A WOMAN has been “repeatedly, violently” sexually assaulted in front of her young son by five armed attackers in the latest attack on South African farmers.

The incident occurred on a family farm in Knoppieslaagte, about half an hour south of Pretoria, in the early hours of Wednesday morning last week.

At about 1am, five attackers armed with firearms and a crowbar smashed through the sliding glass door of the house, where a couple in their 60s live with their two adult children, aged in their 20s, and two primary-school age grandchildren.

“This is the second attack on them in seven months,” Ian Cameron, head of community safety at civil rights group Afriforum, told local media. “They said they recognised the men from the previous attack.”

The suspects allegedly overpowered and tied up the family members in separate rooms, while the elderly woman was told to round up the money in the house. “They told the woman that they would hurt her husband if she did not comply,” Mr Cameron said.

During the ordeal, which lasted for about an hour-and-a-half, the men “repeatedly, violently” sexually assaulted the 28-year-old woman in front of her five-year-old son, according to Mr Cameron, who arrived on the scene shortly after the attack. “They didn’t rape her,” he said. “Luckily it didn’t go that far, but it is just as vile.”

He said the woman managed to free herself at about 2.20am and summon assistance from the Afriforum neighbourhood watch. Local media reports the Centurion area has seen heightened tensions due to illegal land invasions in recent weeks.

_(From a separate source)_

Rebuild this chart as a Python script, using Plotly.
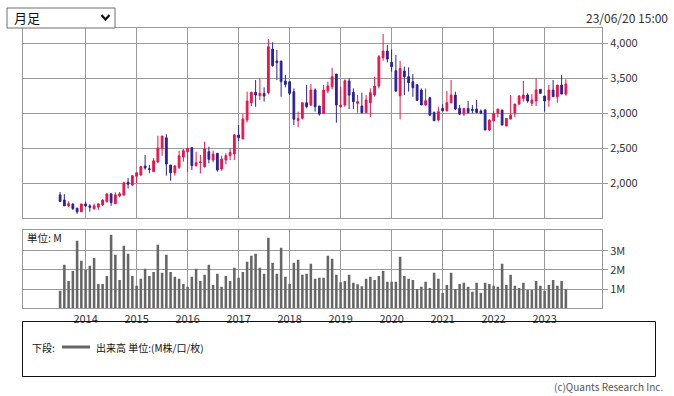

“It is unclear at this stage whether the attack is related to the land invasions in the area and that the police are investigating,” Mr Cameron said. “We do encourage people to strengthen safety structures around them, including joining the local neighbourhood watch.”

Local police have been contacted for comment. Writing in The Daily Telegraph on Friday, Mr Cameron said he had just returned from the scene of another attack near Pretoria, the 97th since January 1.

Last year, 82 people were killed in a record 423 incidents, according to figures compiled by Afriforum, which says the South African government stopped publishing farm murder statistics in 2008.

“This time it happened in the Western Cape’s wine country on the farm named Wolwefontein,” he wrote. “Martin Louw, a renowned community man in his 60s, is now another statistic. Martin woke up and confronted an attacker in his house on a farm after which the attacker stabbed him to death.

“What leaves me baffled is that we have started speaking of ‘good’ or ‘bad’ murders. In Martin’s case, he was lucky not to have been tortured before being killed.

“Hannatjie Ludik, 56, and her husband Callie, although alive, sometimes wish that they had rather not survived as they live with the thoughts of the night that Hannatjie was repeatedly gang-raped by three of their attackers on a farm.

“The fact that people here, myself included have started differentiating between what good and bad murders on farms are, indicates a society that has become sick from all the violence.”

Over the weekend, Foreign Minister Julie Bishop slapped down Home Affairs Minister Peter Dutton’s offer to fast-track humanitarian visas for South African farmers, saying “each application is assessed on its merits”.

Mr Dutton outraged the South African government last week when he floated the idea, saying farmers needed to flee “horrific circumstances” for a “civilised country” like Australia. The offer was branded as “racist” and led to an official diplomatic rebuke.

“The South African government is offended by the statements which have been attributed to the Australian Home Affairs Minister and a full retraction is expected,” South Africa’s foreign ministry said in a statement on Thursday.

“That threat does not exist. There is no reason for any government in the world to suspect that a section of South Africans is under danger from their own democratically elected government.”

Last month, South Africa’s parliament voted in favour of a motion to kick off the process of amending the country’s Constitution to allow for the confiscation of white-owned land without compensation.

Julius Malema, leader of the radical Marxist opposition party the Economic Freedom Fighters, which brought the motion with the support of the ruling African National Congress, in 2016 told supporters he was “not calling for the slaughter of white people‚ at least for now”.

Earlier this month, Mr Malema said his party was specifically aiming to remove Nelson Mandela Bay mayor Athol Trollip because he was white, saying “We are cutting the throat of whiteness.”

In 2012, former president Jacob Zuma sang the apartheid-era song “kill the farmer, kill the Boer” at the ANC’s centenary celebrations, in defiance of a High Court ruling banning the song as hate speech.